Phase two of Hurst Castle restoration project starts – but English Heritage warns experts 'unable' to rule out further collapses
THERE could be further collapses of the wings of Hurst Castle, English Heritage has warned, as work starts on the second phase of a restoration project.
On Tuesday the underpinning of the 15th century building’s Victorian east wing began with workers injecting a special resin to consolidate the shingle under its foundations to provide additional support.
As reported in the A&T, part of the castle collapsed into the sea in February.
Rob Woodside, English Heritage estates director, was "very pleased" to embark on the next project stage, adding: "We will continue to do all we can to protect it.
"However we have always been clear there can be no quick fix to the issues it is facing and our monitoring over the spring and summer has revealed an even more complicated picture, including renewed movement within the walls not only in the east wing, but also in the west wing."

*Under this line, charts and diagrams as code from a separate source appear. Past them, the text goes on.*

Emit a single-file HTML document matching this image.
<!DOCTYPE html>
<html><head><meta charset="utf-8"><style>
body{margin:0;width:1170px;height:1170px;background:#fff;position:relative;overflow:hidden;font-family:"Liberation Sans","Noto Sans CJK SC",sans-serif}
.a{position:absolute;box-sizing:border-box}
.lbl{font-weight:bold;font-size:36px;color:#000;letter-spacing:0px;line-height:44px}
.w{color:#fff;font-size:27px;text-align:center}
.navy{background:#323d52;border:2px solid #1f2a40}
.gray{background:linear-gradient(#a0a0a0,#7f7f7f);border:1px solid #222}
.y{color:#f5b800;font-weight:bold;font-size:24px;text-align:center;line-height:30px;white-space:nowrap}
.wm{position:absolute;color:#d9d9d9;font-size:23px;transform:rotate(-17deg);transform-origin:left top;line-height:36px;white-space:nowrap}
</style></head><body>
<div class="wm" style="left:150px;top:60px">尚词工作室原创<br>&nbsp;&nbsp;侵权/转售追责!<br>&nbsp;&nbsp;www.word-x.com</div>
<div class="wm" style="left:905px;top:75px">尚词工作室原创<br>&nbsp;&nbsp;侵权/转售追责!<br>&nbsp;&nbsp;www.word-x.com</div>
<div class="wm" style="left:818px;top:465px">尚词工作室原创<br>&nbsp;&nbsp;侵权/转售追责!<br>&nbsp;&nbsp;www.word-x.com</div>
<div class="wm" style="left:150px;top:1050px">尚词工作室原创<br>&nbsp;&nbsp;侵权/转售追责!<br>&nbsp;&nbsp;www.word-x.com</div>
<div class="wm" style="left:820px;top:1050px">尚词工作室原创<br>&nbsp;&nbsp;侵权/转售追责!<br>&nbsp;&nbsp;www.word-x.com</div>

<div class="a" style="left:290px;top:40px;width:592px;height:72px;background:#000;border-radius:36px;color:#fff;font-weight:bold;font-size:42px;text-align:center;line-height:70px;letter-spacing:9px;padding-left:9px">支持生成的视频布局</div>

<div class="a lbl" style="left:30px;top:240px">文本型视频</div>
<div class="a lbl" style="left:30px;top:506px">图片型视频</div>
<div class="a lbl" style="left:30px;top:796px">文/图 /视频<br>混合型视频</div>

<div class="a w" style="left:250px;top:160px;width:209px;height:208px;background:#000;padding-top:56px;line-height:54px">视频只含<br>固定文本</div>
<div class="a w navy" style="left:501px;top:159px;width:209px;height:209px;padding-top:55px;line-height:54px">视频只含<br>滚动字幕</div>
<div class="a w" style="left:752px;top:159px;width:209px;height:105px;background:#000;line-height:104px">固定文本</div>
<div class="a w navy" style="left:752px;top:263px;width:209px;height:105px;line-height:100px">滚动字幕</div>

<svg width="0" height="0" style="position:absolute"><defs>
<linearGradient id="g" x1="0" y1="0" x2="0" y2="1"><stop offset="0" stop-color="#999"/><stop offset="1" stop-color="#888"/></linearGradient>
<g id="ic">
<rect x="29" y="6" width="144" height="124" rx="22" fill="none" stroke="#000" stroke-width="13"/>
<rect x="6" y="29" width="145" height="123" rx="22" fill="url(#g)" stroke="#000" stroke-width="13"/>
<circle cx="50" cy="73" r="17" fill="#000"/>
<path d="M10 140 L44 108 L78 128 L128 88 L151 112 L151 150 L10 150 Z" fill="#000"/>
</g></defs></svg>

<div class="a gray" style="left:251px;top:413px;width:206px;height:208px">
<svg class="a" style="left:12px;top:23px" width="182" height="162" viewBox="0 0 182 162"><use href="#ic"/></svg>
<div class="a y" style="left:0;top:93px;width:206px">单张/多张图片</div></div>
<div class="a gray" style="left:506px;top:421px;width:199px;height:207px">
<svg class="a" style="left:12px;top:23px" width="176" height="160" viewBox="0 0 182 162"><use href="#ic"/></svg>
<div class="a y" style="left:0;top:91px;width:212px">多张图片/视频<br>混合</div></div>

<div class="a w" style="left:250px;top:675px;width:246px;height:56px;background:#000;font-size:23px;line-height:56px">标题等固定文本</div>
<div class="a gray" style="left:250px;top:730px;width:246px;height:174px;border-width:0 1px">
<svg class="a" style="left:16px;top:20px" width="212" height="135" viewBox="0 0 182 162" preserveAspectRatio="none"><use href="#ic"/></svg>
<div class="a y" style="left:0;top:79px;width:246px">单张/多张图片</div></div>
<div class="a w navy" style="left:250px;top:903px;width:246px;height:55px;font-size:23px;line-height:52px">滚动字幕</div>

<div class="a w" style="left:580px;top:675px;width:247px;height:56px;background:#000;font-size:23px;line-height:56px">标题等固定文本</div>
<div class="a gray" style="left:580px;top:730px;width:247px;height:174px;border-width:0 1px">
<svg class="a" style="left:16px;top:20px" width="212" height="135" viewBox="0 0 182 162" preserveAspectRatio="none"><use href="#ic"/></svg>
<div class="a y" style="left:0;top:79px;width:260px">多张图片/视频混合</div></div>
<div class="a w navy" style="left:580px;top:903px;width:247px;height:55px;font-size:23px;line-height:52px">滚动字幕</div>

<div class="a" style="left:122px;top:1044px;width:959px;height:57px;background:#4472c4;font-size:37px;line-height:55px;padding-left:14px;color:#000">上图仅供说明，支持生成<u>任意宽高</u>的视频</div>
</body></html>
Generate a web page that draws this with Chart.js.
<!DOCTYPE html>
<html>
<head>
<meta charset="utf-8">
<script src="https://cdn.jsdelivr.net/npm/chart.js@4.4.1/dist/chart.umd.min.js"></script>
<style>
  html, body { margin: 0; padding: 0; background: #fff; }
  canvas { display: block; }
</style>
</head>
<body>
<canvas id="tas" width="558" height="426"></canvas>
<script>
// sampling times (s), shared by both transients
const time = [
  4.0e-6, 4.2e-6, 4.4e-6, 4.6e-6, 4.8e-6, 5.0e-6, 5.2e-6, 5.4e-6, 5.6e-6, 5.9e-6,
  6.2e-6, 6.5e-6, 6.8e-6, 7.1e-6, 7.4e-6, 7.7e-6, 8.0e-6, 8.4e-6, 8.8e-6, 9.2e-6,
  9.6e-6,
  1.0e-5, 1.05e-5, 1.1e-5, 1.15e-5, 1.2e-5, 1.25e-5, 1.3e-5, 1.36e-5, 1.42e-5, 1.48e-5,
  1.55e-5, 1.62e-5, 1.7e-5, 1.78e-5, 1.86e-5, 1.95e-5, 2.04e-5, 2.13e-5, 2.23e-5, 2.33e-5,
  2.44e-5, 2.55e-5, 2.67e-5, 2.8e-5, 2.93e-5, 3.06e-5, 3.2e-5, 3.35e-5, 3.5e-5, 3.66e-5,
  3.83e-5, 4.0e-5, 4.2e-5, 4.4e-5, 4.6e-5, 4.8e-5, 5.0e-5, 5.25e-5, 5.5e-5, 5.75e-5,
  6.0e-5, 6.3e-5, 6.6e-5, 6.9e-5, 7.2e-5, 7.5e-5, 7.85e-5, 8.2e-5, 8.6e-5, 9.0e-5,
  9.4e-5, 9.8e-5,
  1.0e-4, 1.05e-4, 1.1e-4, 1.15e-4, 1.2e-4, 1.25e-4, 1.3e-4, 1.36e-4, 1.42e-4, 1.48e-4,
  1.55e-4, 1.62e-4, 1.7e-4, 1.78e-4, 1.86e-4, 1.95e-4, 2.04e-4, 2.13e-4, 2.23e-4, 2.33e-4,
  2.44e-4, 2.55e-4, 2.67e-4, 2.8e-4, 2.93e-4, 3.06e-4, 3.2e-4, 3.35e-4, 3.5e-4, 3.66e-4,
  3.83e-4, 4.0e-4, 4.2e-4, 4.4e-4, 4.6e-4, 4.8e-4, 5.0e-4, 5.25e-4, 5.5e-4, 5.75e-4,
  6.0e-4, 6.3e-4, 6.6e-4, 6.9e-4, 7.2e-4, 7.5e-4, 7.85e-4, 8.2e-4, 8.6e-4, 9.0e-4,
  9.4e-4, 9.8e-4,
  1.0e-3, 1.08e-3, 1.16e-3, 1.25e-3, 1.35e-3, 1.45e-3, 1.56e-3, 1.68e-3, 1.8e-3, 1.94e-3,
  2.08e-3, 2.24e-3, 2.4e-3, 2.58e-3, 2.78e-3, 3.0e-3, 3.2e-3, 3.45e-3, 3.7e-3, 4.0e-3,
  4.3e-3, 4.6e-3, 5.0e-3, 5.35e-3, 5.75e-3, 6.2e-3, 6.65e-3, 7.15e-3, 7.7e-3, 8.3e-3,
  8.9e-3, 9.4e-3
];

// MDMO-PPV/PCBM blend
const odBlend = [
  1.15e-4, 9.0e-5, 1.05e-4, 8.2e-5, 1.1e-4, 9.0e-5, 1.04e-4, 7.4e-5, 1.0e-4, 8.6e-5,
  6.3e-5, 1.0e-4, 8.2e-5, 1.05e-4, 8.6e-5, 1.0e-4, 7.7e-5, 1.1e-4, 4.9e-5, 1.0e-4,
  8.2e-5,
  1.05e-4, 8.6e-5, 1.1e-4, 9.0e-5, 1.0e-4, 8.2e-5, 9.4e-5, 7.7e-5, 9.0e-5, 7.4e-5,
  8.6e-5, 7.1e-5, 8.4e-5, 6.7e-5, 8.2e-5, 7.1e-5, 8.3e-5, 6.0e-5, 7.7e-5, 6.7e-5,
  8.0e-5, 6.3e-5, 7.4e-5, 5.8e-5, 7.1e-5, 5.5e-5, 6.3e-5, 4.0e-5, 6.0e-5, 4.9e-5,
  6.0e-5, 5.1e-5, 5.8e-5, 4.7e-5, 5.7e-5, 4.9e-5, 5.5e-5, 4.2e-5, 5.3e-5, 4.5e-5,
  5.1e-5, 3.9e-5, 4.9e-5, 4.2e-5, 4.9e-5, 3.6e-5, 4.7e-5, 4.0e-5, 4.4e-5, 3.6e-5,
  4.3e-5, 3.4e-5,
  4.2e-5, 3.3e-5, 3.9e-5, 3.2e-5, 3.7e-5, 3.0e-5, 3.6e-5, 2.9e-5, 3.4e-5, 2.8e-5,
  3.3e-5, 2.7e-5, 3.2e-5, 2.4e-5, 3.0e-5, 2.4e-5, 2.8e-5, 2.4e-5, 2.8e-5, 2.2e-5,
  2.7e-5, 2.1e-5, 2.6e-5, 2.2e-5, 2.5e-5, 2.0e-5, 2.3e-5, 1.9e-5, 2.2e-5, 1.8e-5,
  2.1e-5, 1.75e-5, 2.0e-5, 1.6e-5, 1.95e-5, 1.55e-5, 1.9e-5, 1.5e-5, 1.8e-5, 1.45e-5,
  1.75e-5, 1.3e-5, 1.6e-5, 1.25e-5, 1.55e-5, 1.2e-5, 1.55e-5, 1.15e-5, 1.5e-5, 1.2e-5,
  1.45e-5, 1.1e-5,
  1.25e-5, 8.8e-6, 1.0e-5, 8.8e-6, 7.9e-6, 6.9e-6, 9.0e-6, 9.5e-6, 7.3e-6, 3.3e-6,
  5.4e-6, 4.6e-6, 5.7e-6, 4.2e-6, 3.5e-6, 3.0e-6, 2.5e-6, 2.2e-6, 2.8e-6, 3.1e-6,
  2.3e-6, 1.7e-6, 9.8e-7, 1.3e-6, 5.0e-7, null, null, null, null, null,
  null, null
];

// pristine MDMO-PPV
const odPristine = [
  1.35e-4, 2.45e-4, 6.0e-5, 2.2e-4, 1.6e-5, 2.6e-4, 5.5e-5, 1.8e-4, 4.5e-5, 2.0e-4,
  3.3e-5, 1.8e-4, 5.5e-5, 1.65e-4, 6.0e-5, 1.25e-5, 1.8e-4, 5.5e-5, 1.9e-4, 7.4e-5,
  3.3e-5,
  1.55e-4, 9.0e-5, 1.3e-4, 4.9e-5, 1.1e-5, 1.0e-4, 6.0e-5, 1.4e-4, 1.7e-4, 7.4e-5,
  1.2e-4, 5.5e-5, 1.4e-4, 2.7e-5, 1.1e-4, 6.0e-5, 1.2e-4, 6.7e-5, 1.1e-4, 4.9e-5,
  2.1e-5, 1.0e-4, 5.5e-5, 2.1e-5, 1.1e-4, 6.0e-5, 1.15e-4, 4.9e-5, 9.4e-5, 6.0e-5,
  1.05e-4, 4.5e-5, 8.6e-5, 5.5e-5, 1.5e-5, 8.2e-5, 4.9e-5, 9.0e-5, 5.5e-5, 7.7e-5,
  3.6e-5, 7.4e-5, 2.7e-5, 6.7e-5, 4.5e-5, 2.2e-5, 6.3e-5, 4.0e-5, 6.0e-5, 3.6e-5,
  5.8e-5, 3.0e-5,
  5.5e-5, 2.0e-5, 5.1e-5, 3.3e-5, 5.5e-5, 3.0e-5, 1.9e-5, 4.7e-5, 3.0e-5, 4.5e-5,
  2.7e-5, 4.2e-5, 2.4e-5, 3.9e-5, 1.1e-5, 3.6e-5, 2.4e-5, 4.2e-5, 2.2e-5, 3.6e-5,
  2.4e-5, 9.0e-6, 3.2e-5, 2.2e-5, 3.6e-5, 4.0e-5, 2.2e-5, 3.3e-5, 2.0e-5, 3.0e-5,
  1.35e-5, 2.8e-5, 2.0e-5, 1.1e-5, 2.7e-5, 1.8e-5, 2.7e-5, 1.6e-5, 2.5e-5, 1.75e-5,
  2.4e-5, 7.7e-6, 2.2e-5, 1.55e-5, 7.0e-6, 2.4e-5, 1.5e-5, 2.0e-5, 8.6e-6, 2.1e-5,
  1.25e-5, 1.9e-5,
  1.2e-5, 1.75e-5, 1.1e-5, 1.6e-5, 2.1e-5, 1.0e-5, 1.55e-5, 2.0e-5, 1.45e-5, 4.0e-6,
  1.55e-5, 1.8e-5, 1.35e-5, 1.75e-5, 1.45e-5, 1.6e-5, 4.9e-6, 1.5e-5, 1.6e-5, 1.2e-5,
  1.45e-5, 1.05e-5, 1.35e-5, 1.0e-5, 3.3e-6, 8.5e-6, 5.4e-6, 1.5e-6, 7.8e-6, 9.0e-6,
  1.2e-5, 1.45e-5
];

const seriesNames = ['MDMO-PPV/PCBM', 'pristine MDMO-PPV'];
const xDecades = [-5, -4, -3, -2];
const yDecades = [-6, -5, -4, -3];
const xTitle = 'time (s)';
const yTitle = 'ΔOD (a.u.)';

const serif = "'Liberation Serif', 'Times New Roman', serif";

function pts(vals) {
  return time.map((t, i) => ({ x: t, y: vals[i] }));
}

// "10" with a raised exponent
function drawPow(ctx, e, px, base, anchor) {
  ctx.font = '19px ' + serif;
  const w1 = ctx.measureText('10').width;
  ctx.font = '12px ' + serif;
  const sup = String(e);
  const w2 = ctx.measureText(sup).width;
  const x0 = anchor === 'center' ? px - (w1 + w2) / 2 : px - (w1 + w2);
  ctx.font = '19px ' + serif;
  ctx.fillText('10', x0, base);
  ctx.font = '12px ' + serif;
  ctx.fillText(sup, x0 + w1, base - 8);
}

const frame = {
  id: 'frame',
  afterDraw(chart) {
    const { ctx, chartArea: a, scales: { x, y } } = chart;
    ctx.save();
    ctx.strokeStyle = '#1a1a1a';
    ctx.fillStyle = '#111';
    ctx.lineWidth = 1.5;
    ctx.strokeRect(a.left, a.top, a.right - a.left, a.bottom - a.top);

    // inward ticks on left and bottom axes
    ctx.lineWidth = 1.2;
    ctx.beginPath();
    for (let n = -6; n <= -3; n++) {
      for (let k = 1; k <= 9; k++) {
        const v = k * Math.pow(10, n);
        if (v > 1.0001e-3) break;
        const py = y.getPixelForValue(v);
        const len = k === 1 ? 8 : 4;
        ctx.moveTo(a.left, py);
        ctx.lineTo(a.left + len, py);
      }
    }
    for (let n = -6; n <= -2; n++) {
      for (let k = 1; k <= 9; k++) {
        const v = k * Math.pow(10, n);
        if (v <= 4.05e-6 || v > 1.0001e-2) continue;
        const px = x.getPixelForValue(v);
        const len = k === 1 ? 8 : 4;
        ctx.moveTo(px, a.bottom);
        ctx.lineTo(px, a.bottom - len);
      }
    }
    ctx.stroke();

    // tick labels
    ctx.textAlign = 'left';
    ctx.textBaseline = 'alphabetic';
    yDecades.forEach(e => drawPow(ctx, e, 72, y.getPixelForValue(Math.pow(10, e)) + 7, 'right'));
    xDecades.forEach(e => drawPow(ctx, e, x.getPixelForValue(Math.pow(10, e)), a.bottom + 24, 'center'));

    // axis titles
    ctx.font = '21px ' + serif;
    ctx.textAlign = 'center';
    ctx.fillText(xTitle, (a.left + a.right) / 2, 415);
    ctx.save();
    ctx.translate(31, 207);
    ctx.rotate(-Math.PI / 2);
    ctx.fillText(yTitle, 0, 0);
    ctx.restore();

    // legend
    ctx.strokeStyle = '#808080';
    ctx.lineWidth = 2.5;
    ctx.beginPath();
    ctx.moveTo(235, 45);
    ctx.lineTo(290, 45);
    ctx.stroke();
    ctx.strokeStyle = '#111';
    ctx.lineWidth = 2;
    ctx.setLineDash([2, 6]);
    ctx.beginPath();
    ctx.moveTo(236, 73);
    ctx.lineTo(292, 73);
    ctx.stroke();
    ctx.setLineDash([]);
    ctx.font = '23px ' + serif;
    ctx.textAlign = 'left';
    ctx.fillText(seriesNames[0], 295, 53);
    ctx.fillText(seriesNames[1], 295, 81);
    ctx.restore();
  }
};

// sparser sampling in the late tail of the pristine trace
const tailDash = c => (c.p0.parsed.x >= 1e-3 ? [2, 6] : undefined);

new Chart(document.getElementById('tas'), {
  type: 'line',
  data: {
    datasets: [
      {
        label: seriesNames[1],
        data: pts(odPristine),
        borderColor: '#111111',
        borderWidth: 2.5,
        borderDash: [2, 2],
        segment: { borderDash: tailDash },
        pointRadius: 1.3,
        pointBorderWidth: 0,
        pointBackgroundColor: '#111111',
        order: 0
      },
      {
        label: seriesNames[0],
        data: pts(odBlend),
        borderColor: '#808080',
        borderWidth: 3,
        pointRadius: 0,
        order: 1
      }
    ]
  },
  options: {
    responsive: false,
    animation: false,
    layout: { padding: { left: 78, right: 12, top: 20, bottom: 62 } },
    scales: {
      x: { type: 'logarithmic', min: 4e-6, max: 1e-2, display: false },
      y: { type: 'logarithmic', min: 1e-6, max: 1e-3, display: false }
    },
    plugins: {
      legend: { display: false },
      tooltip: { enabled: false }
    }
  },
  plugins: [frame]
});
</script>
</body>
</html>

He said the "immense forces at work" along Hurst Spit "continue to present a very real challenge", adding: "Despite our efforts in recent years, the advice we have received from our experts is that they are unable to rule out further collapse in the Victorian east and west wings."
The next stage will be for heavy equipment to clear the damaged part of the outer wall so the team can plan how to protect the breach from the elements.
Finally, the team will reinforce the sea defences along the east battery.
the first phase of work included 5,000 tonnes of Cornish granite boulders and 6,000 tons of shingle to construct a 90-metre revetment, plus better access to the damaged east wing
The Tudor keep remains open to the public but the east and west batteries are closed for the foreseeable future and the admission price has been reduced.